◆ Supplied material ◆

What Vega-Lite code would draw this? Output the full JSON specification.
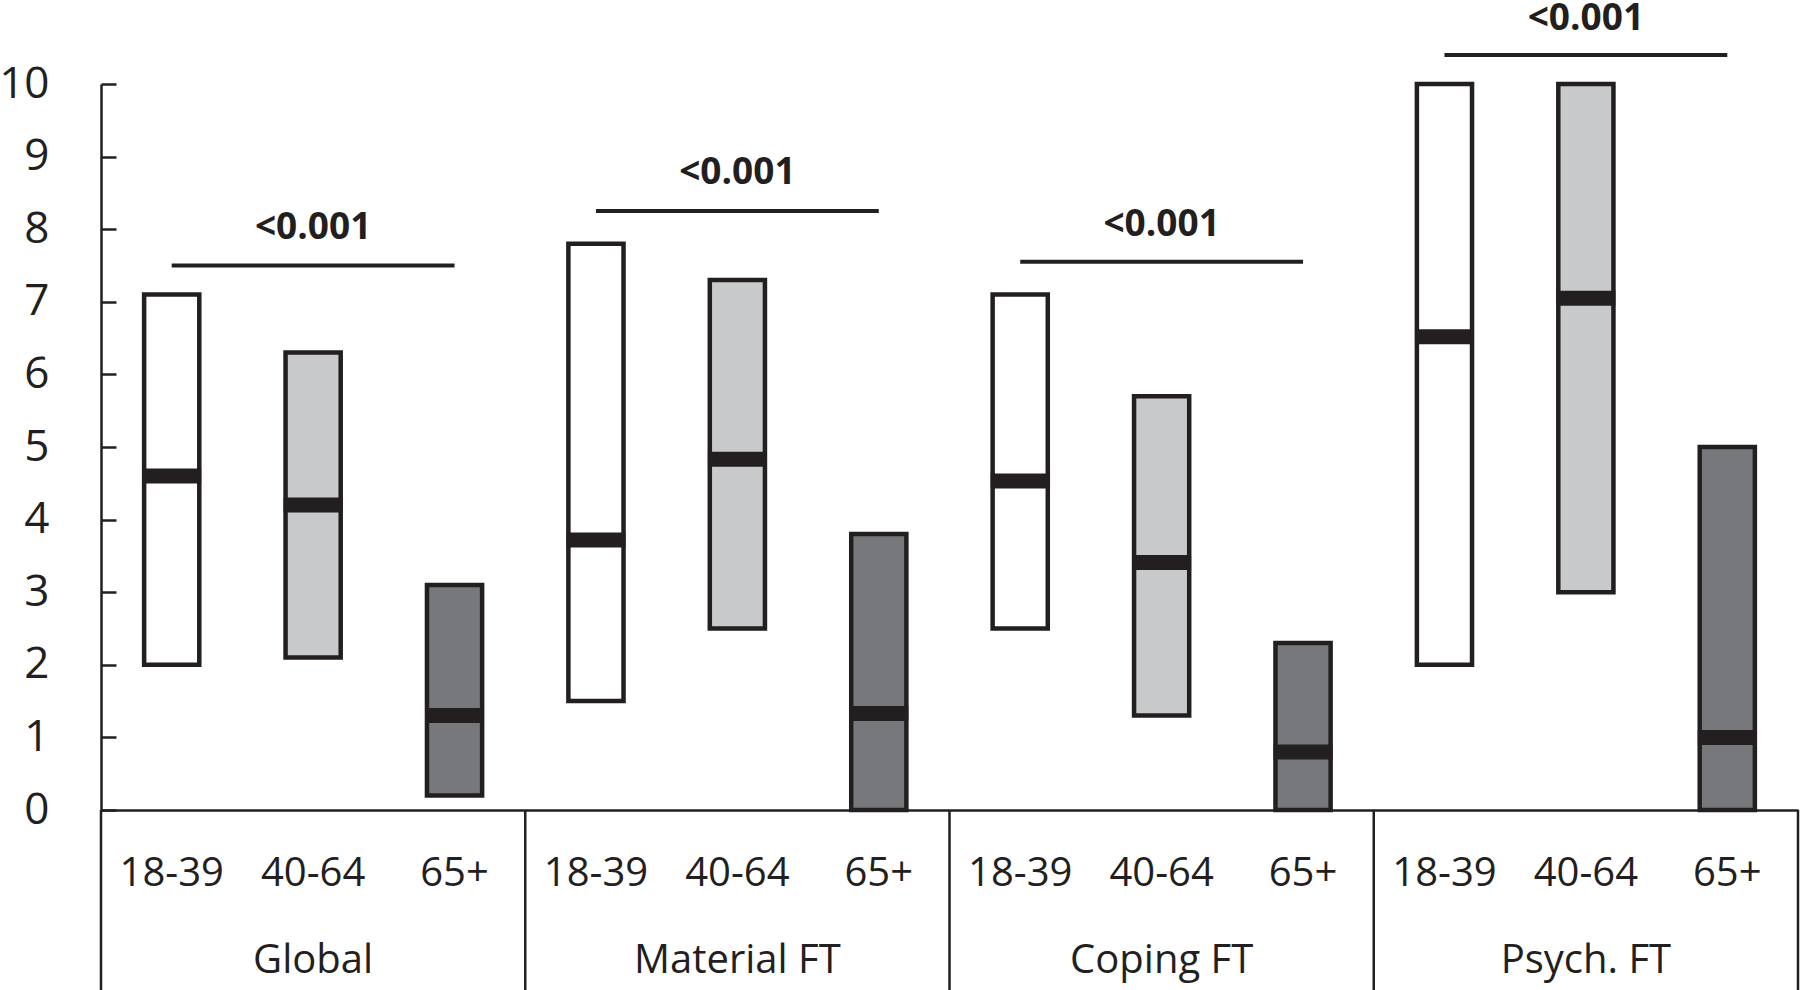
{
  "$schema": "https://vega.github.io/schema/vega-lite/v6.json",
  "width": 1697,
  "height": 726,
  "autosize": "none",
  "padding": {"left": 101, "top": 84, "right": 2, "bottom": 180},
  "background": "white",
  "config": {
    "view": {"stroke": null},
    "font": "Open Sans",
    "text": {"font": "Open Sans", "color": "#231f20"}
  },
  "datasets": {
    "boxes": [
      {"group": "Global", "age": "18-39", "key": "Global|18-39", "lo": 2.0, "hi": 7.1, "median": 4.6},
      {"group": "Global", "age": "40-64", "key": "Global|40-64", "lo": 2.1, "hi": 6.3, "median": 4.2},
      {"group": "Global", "age": "65+", "key": "Global|65+", "lo": 0.2, "hi": 3.1, "median": 1.3},
      {"group": "Material FT", "age": "18-39", "key": "Material FT|18-39", "lo": 1.5, "hi": 7.8, "median": 3.72},
      {"group": "Material FT", "age": "40-64", "key": "Material FT|40-64", "lo": 2.5, "hi": 7.3, "median": 4.83},
      {"group": "Material FT", "age": "65+", "key": "Material FT|65+", "lo": 0.0, "hi": 3.8, "median": 1.33},
      {"group": "Coping FT", "age": "18-39", "key": "Coping FT|18-39", "lo": 2.5, "hi": 7.1, "median": 4.53},
      {"group": "Coping FT", "age": "40-64", "key": "Coping FT|40-64", "lo": 1.3, "hi": 5.7, "median": 3.41},
      {"group": "Coping FT", "age": "65+", "key": "Coping FT|65+", "lo": 0.0, "hi": 2.3, "median": 0.8},
      {"group": "Psych. FT", "age": "18-39", "key": "Psych. FT|18-39", "lo": 2.0, "hi": 10.0, "median": 6.52},
      {"group": "Psych. FT", "age": "40-64", "key": "Psych. FT|40-64", "lo": 3.0, "hi": 10.0, "median": 7.05},
      {"group": "Psych. FT", "age": "65+", "key": "Psych. FT|65+", "lo": 0.0, "hi": 5.0, "median": 1.0}
    ],
    "sig": [
      {"group": "Global", "from": "Global|18-39", "to": "Global|65+", "mid": "Global|40-64", "ly": 7.5, "ty": 7.87, "p": "<0.001"},
      {"group": "Material FT", "from": "Material FT|18-39", "to": "Material FT|65+", "mid": "Material FT|40-64", "ly": 8.25, "ty": 8.62, "p": "<0.001"},
      {"group": "Coping FT", "from": "Coping FT|18-39", "to": "Coping FT|65+", "mid": "Coping FT|40-64", "ly": 7.55, "ty": 7.91, "p": "<0.001"},
      {"group": "Psych. FT", "from": "Psych. FT|18-39", "to": "Psych. FT|65+", "mid": "Psych. FT|40-64", "ly": 10.4, "ty": 10.74, "p": "<0.001"}
    ],
    "sepRight": [
      {"key": "Global|65+", "top": 0, "bottom": -2.6},
      {"key": "Material FT|65+", "top": 0, "bottom": -2.6},
      {"key": "Coping FT|65+", "top": 0, "bottom": -2.6},
      {"key": "Psych. FT|65+", "top": 0, "bottom": -2.6}
    ],
    "sepLeft": [
      {"key": "Global|18-39", "top": 0, "bottom": -2.6}
    ],
    "groups": [
      {"key": "Global|40-64", "label": "Global", "gy": -2.245},
      {"key": "Material FT|40-64", "label": "Material FT", "gy": -2.245},
      {"key": "Coping FT|40-64", "label": "Coping FT", "gy": -2.245},
      {"key": "Psych. FT|40-64", "label": "Psych. FT", "gy": -2.245}
    ]
  },
  "resolve": {"scale": {"x": "shared", "y": "shared"}},
  "layer": [
    {
      "data": {"name": "boxes"},
      "mark": {"type": "bar", "stroke": "#231f20", "strokeWidth": 4.5, "clip": false, "width": {"band": 0.39}},
      "encoding": {
        "x": {
          "field": "key", "type": "nominal",
          "scale": {
            "domain": ["Global|18-39", "Global|40-64", "Global|65+", "Material FT|18-39", "Material FT|40-64", "Material FT|65+", "Coping FT|18-39", "Coping FT|40-64", "Coping FT|65+", "Psych. FT|18-39", "Psych. FT|40-64", "Psych. FT|65+"],
            "paddingInner": 0, "paddingOuter": 0
          },
          "axis": {
            "title": null, "labelAngle": 0, "ticks": false,
            "labelExpr": "split(datum.value, '|')[1]",
            "labelFont": "Open Sans", "labelFontSize": 40, "labelColor": "#231f20",
            "labelPadding": 43, "labelBaseline": "top",
            "domain": true, "domainColor": "#231f20", "domainWidth": 2.5, "grid": false
          }
        },
        "y": {
          "field": "lo", "type": "quantitative",
          "scale": {"domain": [0, 10], "nice": false, "zero": false},
          "axis": {
            "title": null, "values": [0, 1, 2, 3, 4, 5, 6, 7, 8, 9, 10], "format": "d", "grid": false,
            "tickSize": -15, "tickWidth": 2.5, "tickColor": "#231f20",
            "domain": true, "domainColor": "#231f20", "domainWidth": 2.5,
            "labelFont": "Open Sans", "labelFontSize": 44, "labelColor": "#231f20",
            "labelPadding": 67
          }
        },
        "y2": {"field": "hi"},
        "fill": {
          "field": "age", "type": "nominal",
          "scale": {"domain": ["18-39", "40-64", "65+"], "range": ["#ffffff", "#c8c9cb", "#77787b"]},
          "legend": null
        }
      }
    },
    {
      "data": {"name": "boxes"},
      "mark": {"type": "tick", "color": "#231f20", "thickness": 15, "size": 59, "opacity": 1},
      "encoding": {
        "x": {"field": "key", "type": "nominal"},
        "y": {"field": "median", "type": "quantitative"}
      }
    },
    {
      "data": {"name": "sig"},
      "mark": {"type": "rule", "color": "#231f20", "strokeWidth": 4, "clip": false},
      "encoding": {
        "x": {"field": "from", "type": "nominal"},
        "x2": {"field": "to"},
        "y": {"field": "ly", "type": "quantitative"}
      }
    },
    {
      "data": {"name": "sig"},
      "mark": {"type": "text", "fontSize": 37, "fontWeight": "bold", "baseline": "alphabetic", "align": "center", "clip": false},
      "encoding": {
        "x": {"field": "mid", "type": "nominal"},
        "y": {"field": "ty", "type": "quantitative"},
        "text": {"field": "p"}
      }
    },
    {
      "data": {"name": "sepRight"},
      "mark": {"type": "rule", "color": "#231f20", "strokeWidth": 2.5, "clip": false},
      "encoding": {
        "x": {"field": "key", "type": "nominal", "bandPosition": 1},
        "y": {"field": "top", "type": "quantitative"},
        "y2": {"field": "bottom"}
      }
    },
    {
      "data": {"name": "sepLeft"},
      "mark": {"type": "rule", "color": "#231f20", "strokeWidth": 2.5, "clip": false},
      "encoding": {
        "x": {"field": "key", "type": "nominal", "bandPosition": 0},
        "y": {"field": "top", "type": "quantitative"},
        "y2": {"field": "bottom"}
      }
    },
    {
      "data": {"name": "groups"},
      "mark": {"type": "text", "fontSize": 40, "baseline": "alphabetic", "align": "center", "clip": false},
      "encoding": {
        "x": {"field": "key", "type": "nominal"},
        "y": {"field": "gy", "type": "quantitative"},
        "text": {"field": "label"}
      }
    }
  ]
}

◆ Objective ◆
Go through the listing above and write it all out exactly, leaving out any picture.

◆ Response for this exercise ◆
What Vega-Lite code would draw this? Output the full JSON specification.
{
  "$schema": "https://vega.github.io/schema/vega-lite/v6.json",
  "width": 1697,
  "height": 726,
  "autosize": "none",
  "padding": {"left": 101, "top": 84, "right": 2, "bottom": 180},
  "background": "white",
  "config": {
    "view": {"stroke": null},
    "font": "Open Sans",
    "text": {"font": "Open Sans", "color": "#231f20"}
  },
  "datasets": {
    "boxes": [
      {"group": "Global", "age": "18-39", "key": "Global|18-39", "lo": 2.0, "hi": 7.1, "median": 4.6},
      {"group": "Global", "age": "40-64", "key": "Global|40-64", "lo": 2.1, "hi": 6.3, "median": 4.2},
      {"group": "Global", "age": "65+", "key": "Global|65+", "lo": 0.2, "hi": 3.1, "median": 1.3},
      {"group": "Material FT", "age": "18-39", "key": "Material FT|18-39", "lo": 1.5, "hi": 7.8, "median": 3.72},
      {"group": "Material FT", "age": "40-64", "key": "Material FT|40-64", "lo": 2.5, "hi": 7.3, "median": 4.83},
      {"group": "Material FT", "age": "65+", "key": "Material FT|65+", "lo": 0.0, "hi": 3.8, "median": 1.33},
      {"group": "Coping FT", "age": "18-39", "key": "Coping FT|18-39", "lo": 2.5, "hi": 7.1, "median": 4.53},
      {"group": "Coping FT", "age": "40-64", "key": "Coping FT|40-64", "lo": 1.3, "hi": 5.7, "median": 3.41},
      {"group": "Coping FT", "age": "65+", "key": "Coping FT|65+", "lo": 0.0, "hi": 2.3, "median": 0.8},
      {"group": "Psych. FT", "age": "18-39", "key": "Psych. FT|18-39", "lo": 2.0, "hi": 10.0, "median": 6.52},
      {"group": "Psych. FT", "age": "40-64", "key": "Psych. FT|40-64", "lo": 3.0, "hi": 10.0, "median": 7.05},
      {"group": "Psych. FT", "age": "65+", "key": "Psych. FT|65+", "lo": 0.0, "hi": 5.0, "median": 1.0}
    ],
    "sig": [
      {"group": "Global", "from": "Global|18-39", "to": "Global|65+", "mid": "Global|40-64", "ly": 7.5, "ty": 7.87, "p": "<0.001"},
      {"group": "Material FT", "from": "Material FT|18-39", "to": "Material FT|65+", "mid": "Material FT|40-64", "ly": 8.25, "ty": 8.62, "p": "<0.001"},
      {"group": "Coping FT", "from": "Coping FT|18-39", "to": "Coping FT|65+", "mid": "Coping FT|40-64", "ly": 7.55, "ty": 7.91, "p": "<0.001"},
      {"group": "Psych. FT", "from": "Psych. FT|18-39", "to": "Psych. FT|65+", "mid": "Psych. FT|40-64", "ly": 10.4, "ty": 10.74, "p": "<0.001"}
    ],
    "sepRight": [
      {"key": "Global|65+", "top": 0, "bottom": -2.6},
      {"key": "Material FT|65+", "top": 0, "bottom": -2.6},
      {"key": "Coping FT|65+", "top": 0, "bottom": -2.6},
      {"key": "Psych. FT|65+", "top": 0, "bottom": -2.6}
    ],
    "sepLeft": [
      {"key": "Global|18-39", "top": 0, "bottom": -2.6}
    ],
    "groups": [
      {"key": "Global|40-64", "label": "Global", "gy": -2.245},
      {"key": "Material FT|40-64", "label": "Material FT", "gy": -2.245},
      {"key": "Coping FT|40-64", "label": "Coping FT", "gy": -2.245},
      {"key": "Psych. FT|40-64", "label": "Psych. FT", "gy": -2.245}
    ]
  },
  "resolve": {"scale": {"x": "shared", "y": "shared"}},
  "layer": [
    {
      "data": {"name": "boxes"},
      "mark": {"type": "bar", "stroke": "#231f20", "strokeWidth": 4.5, "clip": false, "width": {"band": 0.39}},
      "encoding": {
        "x": {
          "field": "key", "type": "nominal",
          "scale": {
            "domain": ["Global|18-39", "Global|40-64", "Global|65+", "Material FT|18-39", "Material FT|40-64", "Material FT|65+", "Coping FT|18-39", "Coping FT|40-64", "Coping FT|65+", "Psych. FT|18-39", "Psych. FT|40-64", "Psych. FT|65+"],
            "paddingInner": 0, "paddingOuter": 0
          },
          "axis": {
            "title": null, "labelAngle": 0, "ticks": false,
            "labelExpr": "split(datum.value, '|')[1]",
            "labelFont": "Open Sans", "labelFontSize": 40, "labelColor": "#231f20",
            "labelPadding": 43, "labelBaseline": "top",
            "domain": true, "domainColor": "#231f20", "domainWidth": 2.5, "grid": false
          }
        },
        "y": {
          "field": "lo", "type": "quantitative",
          "scale": {"domain": [0, 10], "nice": false, "zero": false},
          "axis": {
            "title": null, "values": [0, 1, 2, 3, 4, 5, 6, 7, 8, 9, 10], "format": "d", "grid": false,
            "tickSize": -15, "tickWidth": 2.5, "tickColor": "#231f20",
            "domain": true, "domainColor": "#231f20", "domainWidth": 2.5,
            "labelFont": "Open Sans", "labelFontSize": 44, "labelColor": "#231f20",
            "labelPadding": 67
          }
        },
        "y2": {"field": "hi"},
        "fill": {
          "field": "age", "type": "nominal",
          "scale": {"domain": ["18-39", "40-64", "65+"], "range": ["#ffffff", "#c8c9cb", "#77787b"]},
          "legend": null
        }
      }
    },
    {
      "data": {"name": "boxes"},
      "mark": {"type": "tick", "color": "#231f20", "thickness": 15, "size": 59, "opacity": 1},
      "encoding": {
        "x": {"field": "key", "type": "nominal"},
        "y": {"field": "median", "type": "quantitative"}
      }
    },
    {
      "data": {"name": "sig"},
      "mark": {"type": "rule", "color": "#231f20", "strokeWidth": 4, "clip": false},
      "encoding": {
        "x": {"field": "from", "type": "nominal"},
        "x2": {"field": "to"},
        "y": {"field": "ly", "type": "quantitative"}
      }
    },
    {
      "data": {"name": "sig"},
      "mark": {"type": "text", "fontSize": 37, "fontWeight": "bold", "baseline": "alphabetic", "align": "center", "clip": false},
      "encoding": {
        "x": {"field": "mid", "type": "nominal"},
        "y": {"field": "ty", "type": "quantitative"},
        "text": {"field": "p"}
      }
    },
    {
      "data": {"name": "sepRight"},
      "mark": {"type": "rule", "color": "#231f20", "strokeWidth": 2.5, "clip": false},
      "encoding": {
        "x": {"field": "key", "type": "nominal", "bandPosition": 1},
        "y": {"field": "top", "type": "quantitative"},
        "y2": {"field": "bottom"}
      }
    },
    {
      "data": {"name": "sepLeft"},
      "mark": {"type": "rule", "color": "#231f20", "strokeWidth": 2.5, "clip": false},
      "encoding": {
        "x": {"field": "key", "type": "nominal", "bandPosition": 0},
        "y": {"field": "top", "type": "quantitative"},
        "y2": {"field": "bottom"}
      }
    },
    {
      "data": {"name": "groups"},
      "mark": {"type": "text", "fontSize": 40, "baseline": "alphabetic", "align": "center", "clip": false},
      "encoding": {
        "x": {"field": "key", "type": "nominal"},
        "y": {"field": "gy", "type": "quantitative"},
        "text": {"field": "label"}
      }
    }
  ]
}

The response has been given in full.